The first is the relationship between Canberra day-time temperature and rainfall. As temperature rises, rainfall decreases. This relationship has held for the entire period of record. We know that the global climate is warming and that locally we will continue to experience rising temperatures - indeed, we know that Canberra is warming and will continue to warm at two or more times the global average. So, if the relationship between temperature and rainfall holds - and the evidence is that it will - rainfall will continue to decline.

The second line of evidence is the unprecedented nature of the current rainfall deficit. There has never been a drought of this magnitude or of this length of time in the 70-year record. Indeed, prior to this drought, only eight five-year periods had qualified as drought periods. This drought has covered 6 consecutive five-year periods (which is, for clarification, 10 years in total). The drought during WWII covered 4 consecutive five-year periods, or eight years in total. And there is no sign that our current drought is going to end this year.

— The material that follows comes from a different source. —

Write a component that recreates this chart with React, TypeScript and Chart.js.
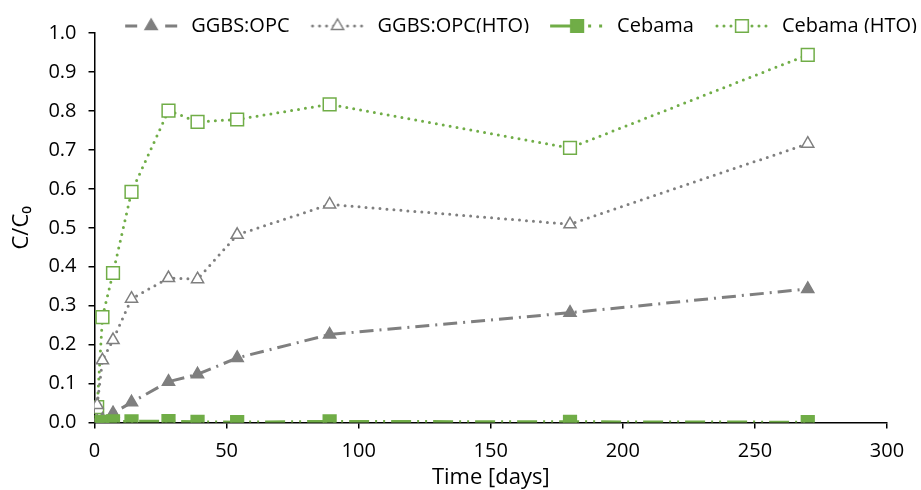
import React, { useEffect, useRef } from "react";
import { Chart, registerables } from "chart.js";

Chart.register(...registerables);

const days = [1, 3, 7, 14, 28, 39, 54, 89, 180, 270];
const ggbsOpc = [0.003, 0.008, 0.024, 0.052, 0.105, 0.124, 0.166, 0.226, 0.282, 0.343];
const ggbsOpcHto = [0.045, 0.16, 0.212, 0.318, 0.371, 0.368, 0.482, 0.56, 0.509, 0.716];
const cebama = [0.001, 0.002, 0.003, 0.003, 0.004, 0.002, 0.001, 0.003, 0.002, 0.001];
const cebamaHto = [0.04, 0.271, 0.384, 0.592, 0.801, 0.772, 0.778, 0.817, 0.705, 0.944];

const seriesNames = ["GGBS:OPC", "GGBS:OPC(HTO)", "Cebama", "Cebama (HTO)"];
const xTicks = [0, 50, 100, 150, 200, 250, 300];
const yTicks = [0, 0.1, 0.2, 0.3, 0.4, 0.5, 0.6, 0.7, 0.8, 0.9, 1.0];

const GRAY = "#7f7f7f";
const GREEN = "#70ad47";
const FONT = "'Open Sans', sans-serif";

const pts = (vals: number[]) => vals.map((v, i) => ({ x: days[i], y: v }));

type Spec = {
  color: string;
  dash: number[];
  cap: CanvasLineCap;
  width: number;
  marker: "triangle" | "rect";
  filled: boolean;
  radius: number;
};

const specs: Spec[] = [
  { color: GRAY, dash: [14, 6, 2, 6], cap: "butt", width: 3, marker: "triangle", filled: true, radius: 7 },
  { color: GRAY, dash: [0, 7], cap: "round", width: 3, marker: "triangle", filled: false, radius: 7 },
  { color: GREEN, dash: [20, 6, 2, 6, 2, 6], cap: "butt", width: 3, marker: "rect", filled: true, radius: 9 },
  { color: GREEN, dash: [0, 7], cap: "round", width: 3, marker: "rect", filled: false, radius: 9 },
];

function legendIcon(s: Spec, idx: number): HTMLCanvasElement {
  const W = 56;
  const c = document.createElement("canvas");
  c.width = W;
  c.height = 20;
  const ctx = c.getContext("2d")!;
  const cx = W / 2;
  ctx.strokeStyle = s.color;
  ctx.lineWidth = s.width;
  ctx.lineCap = s.cap;
  if (idx === 2) {
    ctx.beginPath();
    ctx.moveTo(1, 10);
    ctx.lineTo(cx, 10);
    ctx.stroke();
    ctx.fillStyle = s.color;
    ctx.fillRect(cx + 11, 8.5, 3, 3);
    ctx.fillRect(cx + 22, 8.5, 3, 3);
  } else if (idx === 0) {
    ctx.beginPath();
    ctx.moveTo(2, 10);
    ctx.lineTo(14, 10);
    ctx.moveTo(W - 14, 10);
    ctx.lineTo(W - 2, 10);
    ctx.stroke();
  } else {
    ctx.setLineDash(s.dash);
    ctx.beginPath();
    ctx.moveTo(3, 10);
    ctx.lineTo(W - 2, 10);
    ctx.stroke();
    ctx.setLineDash([]);
  }
  ctx.lineWidth = 1.5;
  ctx.fillStyle = s.filled ? s.color : "#ffffff";
  ctx.strokeStyle = s.color;
  ctx.beginPath();
  if (s.marker === "triangle") {
    const r = s.radius;
    ctx.moveTo(cx, 10 - r);
    ctx.lineTo(cx + r * 0.866, 10 + r * 0.5);
    ctx.lineTo(cx - r * 0.866, 10 + r * 0.5);
    ctx.closePath();
  } else {
    const h = s.radius * Math.SQRT1_2;
    ctx.rect(cx - h, 10 - h, 2 * h, 2 * h);
  }
  ctx.fill();
  ctx.stroke();
  return c;
}

const legendShrink = {
  id: "legendShrink",
  beforeLayout(chart: any) {
    const lg = chart.legend;
    if (lg && !lg._patched) {
      const orig = lg.fit.bind(lg);
      lg.fit = function () {
        orig();
        this.height -= 13;
      };
      lg._patched = true;
    }
  },
};

export default function App() {
  const ref = useRef<HTMLCanvasElement | null>(null);
  useEffect(() => {
    if (!ref.current) return;
    const allVals = [ggbsOpc, ggbsOpcHto, cebama, cebamaHto];
    const datasets = allVals.map((vals, i) => {
      const s = specs[i];
      return {
        label: seriesNames[i],
        data: pts(vals),
        borderColor: s.color,
        backgroundColor: s.filled ? s.color : "#ffffff",
        borderWidth: s.width,
        borderDash: s.dash,
        borderCapStyle: s.cap,
        pointStyle: s.marker,
        pointRadius: s.radius,
        pointBorderWidth: 1.5,
        pointBorderColor: s.color,
        pointBackgroundColor: s.filled ? s.color : "#ffffff",
        tension: 0,
        fill: false,
        showLine: true,
        xAxisID: "x",
        yAxisID: "y",
        order: i === 2 ? -1 : 0,
      };
    });
    const icons = specs.map((s, i) => legendIcon(s, i));
    const chart = new Chart(ref.current, {
      type: "scatter",
      data: { datasets: datasets as any },
      plugins: [legendShrink as any],
      options: {
        animation: false,
        responsive: true,
        maintainAspectRatio: false,
        layout: { padding: { left: 9, right: -14, top: -2, bottom: -1 } },
        plugins: {
          tooltip: { enabled: false },
          legend: {
            position: "top",
            align: "end",
            labels: {
              usePointStyle: true,
              pointStyleWidth: 60,
              padding: 18,
              color: "#000",
              font: { family: FONT, size: 20 },
              generateLabels: () =>
                seriesNames.map((n, i) => ({
                  text: n,
                  pointStyle: icons[i] as any,
                  fillStyle: "#fff",
                  strokeStyle: "#fff",
                  lineWidth: 0,
                  hidden: false,
                  datasetIndex: i,
                  fontColor: "#000",
                })),
            },
          },
        },
        scales: {
          x: {
            type: "linear",
            min: 0,
            max: 300,
            afterBuildTicks: (ax: any) => {
              ax.ticks = xTicks.map((v) => ({ value: v }));
            },
            grid: {
              display: true,
              drawOnChartArea: false,
              drawTicks: true,
              tickLength: 6,
              color: "#000",
              lineWidth: 1.5,
            },
            border: { display: true, color: "#000", width: 1.5 },
            ticks: { color: "#000", font: { family: FONT, size: 20 }, padding: 11 },
            title: {
              display: true,
              text: "Time [days]",
              color: "#000",
              font: { family: FONT, size: 22 },
              padding: { top: -10, bottom: 0 },
            },
          },
          y: {
            type: "linear",
            min: 0,
            max: 1,
            afterBuildTicks: (ax: any) => {
              ax.ticks = yTicks.map((v) => ({ value: v }));
            },
            grid: {
              display: true,
              drawOnChartArea: false,
              drawTicks: true,
              tickLength: 6,
              color: "#000",
              lineWidth: 1.5,
            },
            border: { display: true, color: "#000", width: 1.5 },
            ticks: {
              color: "#000",
              font: { family: FONT, size: 20 },
              padding: 12,
              callback: (v: any) => Number(v).toFixed(1),
            },
            title: {
              display: true,
              text: "C/C₀",
              color: "#000",
              font: { family: FONT, size: 22 },
              padding: { top: 0, bottom: 1 },
            },
          },
          yR: {
            type: "linear",
            position: "right",
            display: true,
            grid: { display: false, drawTicks: false },
            border: { display: false },
            ticks: { display: false },
            afterFit: (s: any) => {
              s.width = 48;
            },
          },
        },
      } as any,
    });
    return () => chart.destroy();
  }, []);
  return (
    <div style={{ position: "fixed", left: 0, top: 0, width: 921, height: 490, background: "#fff" }}>
      <canvas ref={ref} />
    </div>
  );
}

To compare further, the average yearly rainfall during the WWII drought was 530 mm. For the current period, the average yearly rainfall has been 519 mm. The current period has also had a much lower variability in yearly rainfall - all years in the decade have had below average rainfall except one, while in the eight years of the WWII drought, two years had above average rainfall.

The evidence is that this is not simply a local short-term drought. Rather, what we are experiencing is a long-term climate shift that is affecting not just Canberra but Victoria and the whole of southern NSW. Climate change is here.